Initializing a 2D Array
You can initialize a 2D array in one step using curly braces:
int[,] matrix =
{
{ 1, 2, 3 },
{ 4, 5, 6 },
{ 7, 8, 9 }
};This represents a 3 × 3 matrix, which you can visualize as:
1 2 3
4 5 6
7 8 9
Unlike some other languages, C# requires rectangular arrays to have equal-sized rows. You can’t make one row longer than another in a multidimensional array.
Accessing Elements
To access an element, you provide one index per dimension, separated by commas:
int[,] matrix =
{
{ 1, 2, 3 },
{ 4, 5, 6 },
{ 7, 8, 9 }
};
Console.WriteLine(matrix[0, 0]); // 1 (row 0, column 0)
Console.WriteLine(matrix[1, 2]); // 6 (row 1, column 2)
Console.WriteLine(matrix[2, 1]); // 8 (row 2, column 1)The first index always represents the row, and the second represents the column.
Iterating Through a 2D Array
Iterating through a 2D array typically requires nested loops:
int[,] matrix =
{
{ 1, 2, 3 },
{ 4, 5, 6 },
{ 7, 8, 9 }
};
for (int row = 0; row < matrix.GetLength(0); row++)
{
for (int col = 0; col < matrix.GetLength(1); col++)
{
Console.Write(matrix[row, col] + " ");
}
Console.WriteLine();
}Output:
1 2 3
4 5 6
7 8 9
Always use GetLength(dimension) instead of hardcoding sizes. This keeps
your
code flexible if the array size changes.
Real-World Use Cases
Multidimensional arrays are often used for:
- Game boards: Chess, tic-tac-toe, or Sudoku grids.
- Tables: Storing rows and columns of data.
- Mathematics: Representing matrices for linear algebra.
- Images: Representing pixels in 2D or 3D space.
Working with 3D Arrays
A three-dimensional array can be visualized as a stack of 2D grids.
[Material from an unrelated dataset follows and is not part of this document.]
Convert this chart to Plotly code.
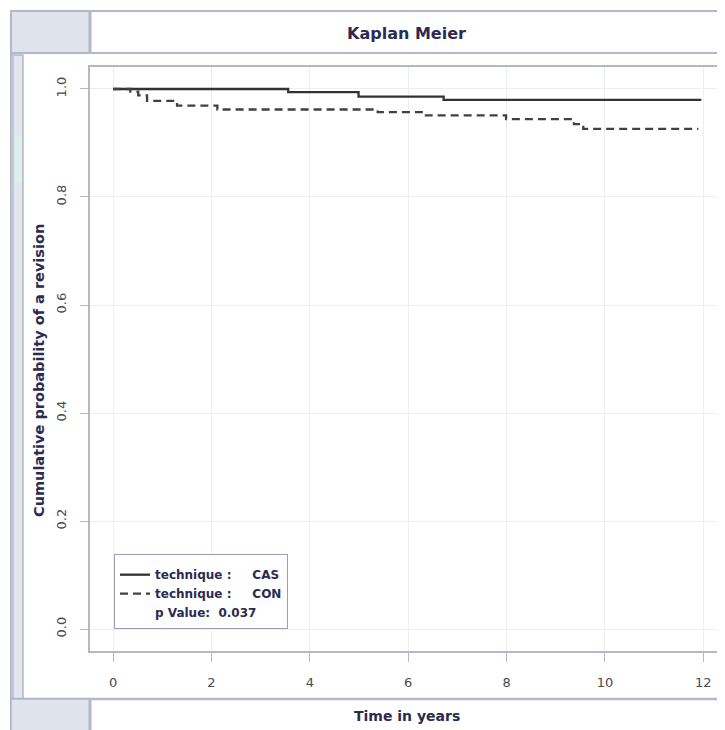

Accessing requires three indices:
int[,,] cube = new int[2, 2, 2]
{
{ { 1, 2 }, { 3, 4 } },
{ { 5, 6 }, { 7, 8 } }
};
Console.WriteLine(cube[0, 1, 1]); // 4
Console.WriteLine(cube[1, 0, 1]); // 6While 3D arrays are less common in everyday coding, they become useful in scientific simulations, voxel-based graphics, or data sets involving three axes (like x, y, z).
Memory Layout
C# stores multidimensional arrays in row-major order, meaning all elements of the first row are stored consecutively, followed by the second row, and so on. This detail matters if you’re working with performance-critical code.
In row-major storage, matrix[0,2] sits directly next to matrix[0,3] in memory. Accessing elements row-by-row is faster than jumping
between columns.
Common Pitfalls
- Index confusion: Remember that indices start at 0 for every dimension.
- Initialization mismatch: Providing uneven rows will cause a compile error (use jagged arrays instead).
- Performance cost: Multidimensional arrays are slightly slower than jagged arrays in some scenarios due to memory layout and bounds checking.
Summary
Multidimensional arrays extend the power of arrays into grids and higher dimensions, making them essential for tasks involving tables, matrices, and spatial data. They are declared with commas inside brackets, accessed with multiple indices, and iterated using nested loops. While incredibly useful for structured, rectangular data, they come with trade-offs in flexibility and performance, which we’ll contrast with jagged arrays in the next section.